Further natural gas market reforms that could be needed will be considered at the end of 2017, Greece’s recently appointed energy minister Giorgos Stathakis and the country’s creditor representatives appear to have decided at a meeting held in Athens yesterday as part of the bailout’s second review.
Officials will first assess the overall impact on Greece’s natural gas market of a series of measures already made and to take effect January 1 before deciding on any further action.
These measures, part of the bailout agreement, include the gas market’s liberalization for all business-related consumption; a split of supply and distribution activities at the country’s three exisiting EPA gas supply respectively covering the respective wider Athens, Thessaloniki and Thessaly regions; and DEPA’s (Public Gas Corporation) increased gas release, the proportion of low-priced natural gas offered by the corporation through its annual auctions. All these steps are intended to generate market competition.
According to energypress sources, RAE, the Regulatory Authority for Energy, possibly with assistance from a foreign-based consultant, has been given the task of preparing a study on the local gas grid’s needs.
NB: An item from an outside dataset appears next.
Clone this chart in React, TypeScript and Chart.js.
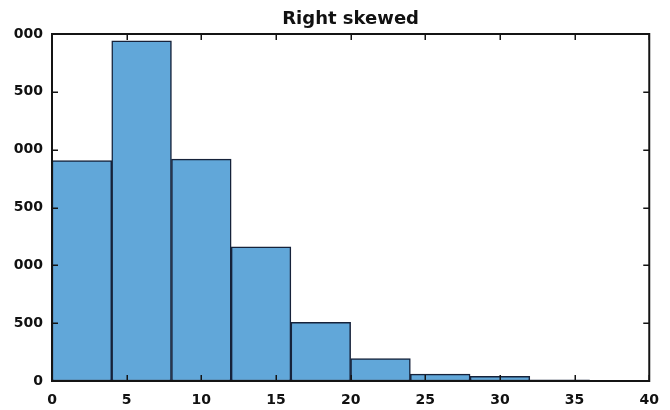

The Government Council for Economic Policy (KYSOIP) will rely on this study’s results to prepare a road map of possible revisions overing the period between 2018 and 2020. The council’s study is expected to be delivered late in 2017.
Yesterday’s wait-and-see decision reached by the energy minister and the lenders puts on hold thoughts concerning a demand for DEPA to withdraw from the retail market. The corporation holds 51 percent stakes in the three regional EPA gas supply companies. Shell holds a 49% stake in the EPA supply company serving the wider Athens region, while the Italian multinational Eni holds 49% stakes in the Thessaloniki and Thessalia ventures.